No existe conclusión explicita alguna sobre Eros, el amor o el deseo en sus páginas, porque de hecho eso supondría atentar abiertamente contra la propia concepción del libro. Pero que no sea explícita no significa que no exista. Antes de abordar ese problema, volvamos un momento sobre los versos de Safo.
γλυκύπικρον ἀμάχανον ὄρπετον
(Amor) bestia dulciamarga contra la que no se puede luchar
Contra el amor es imposible luchar. Es soberano ante la razón, existe siempre como algo que nos conduce más allá de nosotros mismos, por lo cual no podemos deshacernos de él; hasta aquí, no existe contradicción alguna con la interpretación de Aristófanes. El problema sigue con γλυκύπικρον. Como insiste Carson una y otra vez, no es que sea dulce y amargo, ni siquiera agridulce, sino que es dulce y amargo al mismo tiempo. En el amante existen ambos estados a la vez. No existe pasado, presente o futuro en el amor; el que ama lo hace de forma originaria, sabe que su amor es eterno y seguirá amando a la otra persona incluso si las circunstancias vitales hacen que se separen, porque sabe de sí mismo que es una persona completa. No necesita estar con el otro para que su vida tenga sentido, pero quiere estar con él. Es una bestia contra la que no se puede luchar porque no elegimos a quien amar, pero si esa bestia es «dulciamarga» es porque vive más allá del tiempo, la lógica o la razón.

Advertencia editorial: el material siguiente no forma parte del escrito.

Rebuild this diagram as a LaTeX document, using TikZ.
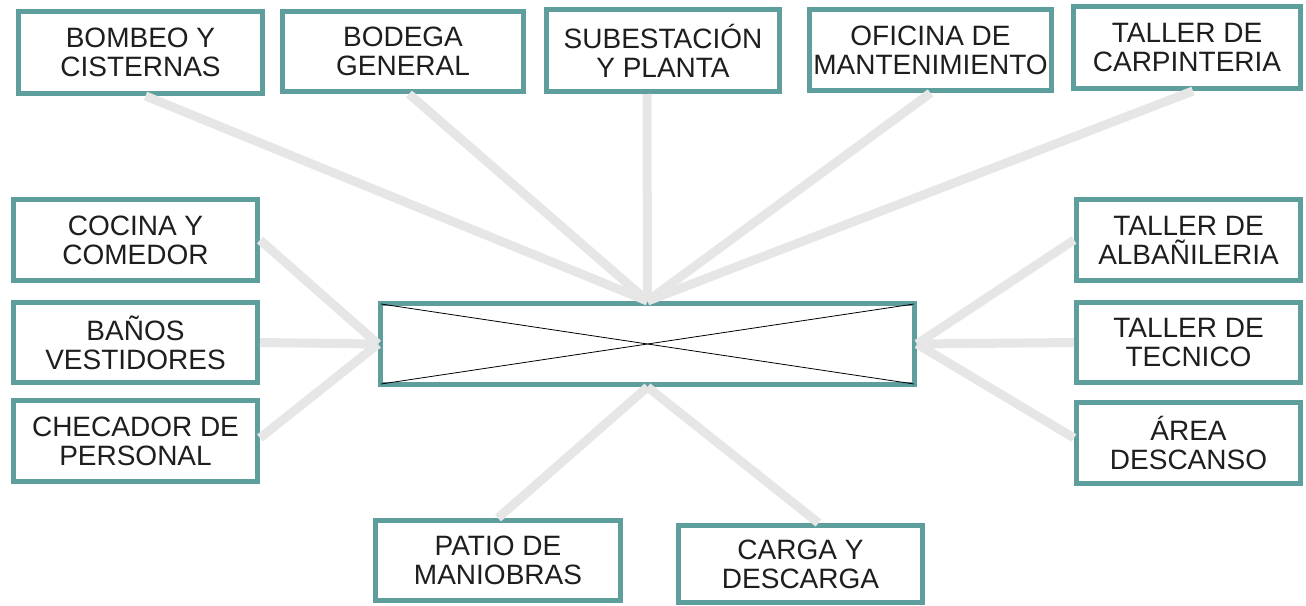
\documentclass[tikz,border=0pt]{standalone}
\usepackage{fontspec}
\setmainfont{Liberation Sans}
\usetikzlibrary{calc}
\definecolor{bordeteal}{HTML}{5E9F9D}
\definecolor{grisenlace}{HTML}{E6E6E6}
\definecolor{textoarea}{HTML}{1E1E1E}
\tikzset{
  area/.style={draw=bordeteal,line width=5pt,fill=white,align=center,inner sep=0pt,
    text=textoarea,font=\fontsize{28}{29}\selectfont},
  enlace/.style={draw=grisenlace,line width=9pt}
}
\begin{document}
\begin{tikzpicture}[x=1pt,y=-1pt]
          \useasboundingbox (0,0) rectangle (1306,605);
          % Nodes
          \node[area,minimum width=534,minimum height=81] (hub) at (647.5,344) {};
          \draw[black,line width=0.8pt] ($(hub.north west)+(3,3)$) -- ($(hub.south east)+(-3,-3)$);
          \draw[black,line width=0.8pt] ($(hub.south west)+(3,-3)$) -- ($(hub.north east)+(-3,3)$);

          \node[area,minimum width=244,minimum height=82] (bombeo) at (140.5,52.5) {BOMBEO Y\\CISTERNAS};
          \node[area,minimum width=241,minimum height=80] (bodega) at (403,51.5) {BODEGA\\GENERAL};
          \node[area,minimum width=233,minimum height=82] (subest) at (663,50.5) {SUBESTACIÓN\\Y PLANTA};
          \node[area,minimum width=242,minimum height=81] (oficina) at (930.5,50) {OFICINA DE\\MANTENIMIENTO};
          \node[area,minimum width=227,minimum height=82] (carpint) at (1187,47.5) {TALLER DE\\CARPINTERIA};

          \node[area,minimum width=244,minimum height=81] (cocina) at (135.5,240) {COCINA Y\\COMEDOR};
          \node[area,minimum width=244,minimum height=80] (banos) at (135.5,342.5) {BAÑOS\\VESTIDORES};
          \node[area,minimum width=244,minimum height=81] (checador) at (135.5,441) {CHECADOR DE\\PERSONAL};

          \node[area,minimum width=224,minimum height=81] (albanil) at (1188.5,240) {TALLER DE\\ALBAÑILERIA};
          \node[area,minimum width=224,minimum height=80] (tecnico) at (1188.5,342.5) {TALLER DE\\TECNICO};
          \node[area,minimum width=224,minimum height=81] (descanso) at (1188.5,443) {ÁREA\\DESCANSO};

          \node[area,minimum width=245,minimum height=80] (patio) at (498,560.5) {PATIO DE\\MANIOBRAS};
          \node[area,minimum width=244,minimum height=77] (carga) at (800.5,564) {CARGA Y\\DESCARGA};

          % Connectors: top
          \draw[enlace] ($(bombeo.south)+(5,0)$) -- (hub.north);
          \draw[enlace] ($(bodega.south)+(6,0)$) -- (hub.north);
          \draw[enlace] ($(subest.south)+(-16,0)$) -- (hub.north);
          \draw[enlace] (oficina.south) -- (hub.north);
          \draw[enlace] ($(carpint.south)+(6,0)$) -- (hub.north);

          % Connectors: left and right
          \draw[enlace] (cocina.east) -- (hub.west);
          \draw[enlace] (banos.east) -- (hub.west);
          \draw[enlace] ($(checador.east)+(0,-3)$) -- (hub.west);
          \draw[enlace] (albanil.west) -- (hub.east);
          \draw[enlace] (tecnico.west) -- (hub.east);
          \draw[enlace] ($(descanso.west)+(0,-5)$) -- (hub.east);

          % Connectors: bottom
          \draw[enlace] (patio.north) -- (hub.south);
          \draw[enlace] ($(carga.north)+(18,0)$) -- (hub.south);

        \end{tikzpicture}
\end{document}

El deseo no implica poseer aquello que no tenemos, si no descubrimos en el misterio mismo de estar deseando. Bajo esa luz nueva, los versos de Safo resuenan con una nueva voz más bella, menos siniestra: el amor es una bestia porque carece de cualquier rasgo humano —no es racional, no está atado al tiempo — , gobernando sobre nuestros sentimientos, pero también porque nos lleva más allá de nuestros límites. El amor no trata sobre convertirse en alguien completo, sino de trascender nuestros propios límites. De ir más allá de nuestro ego.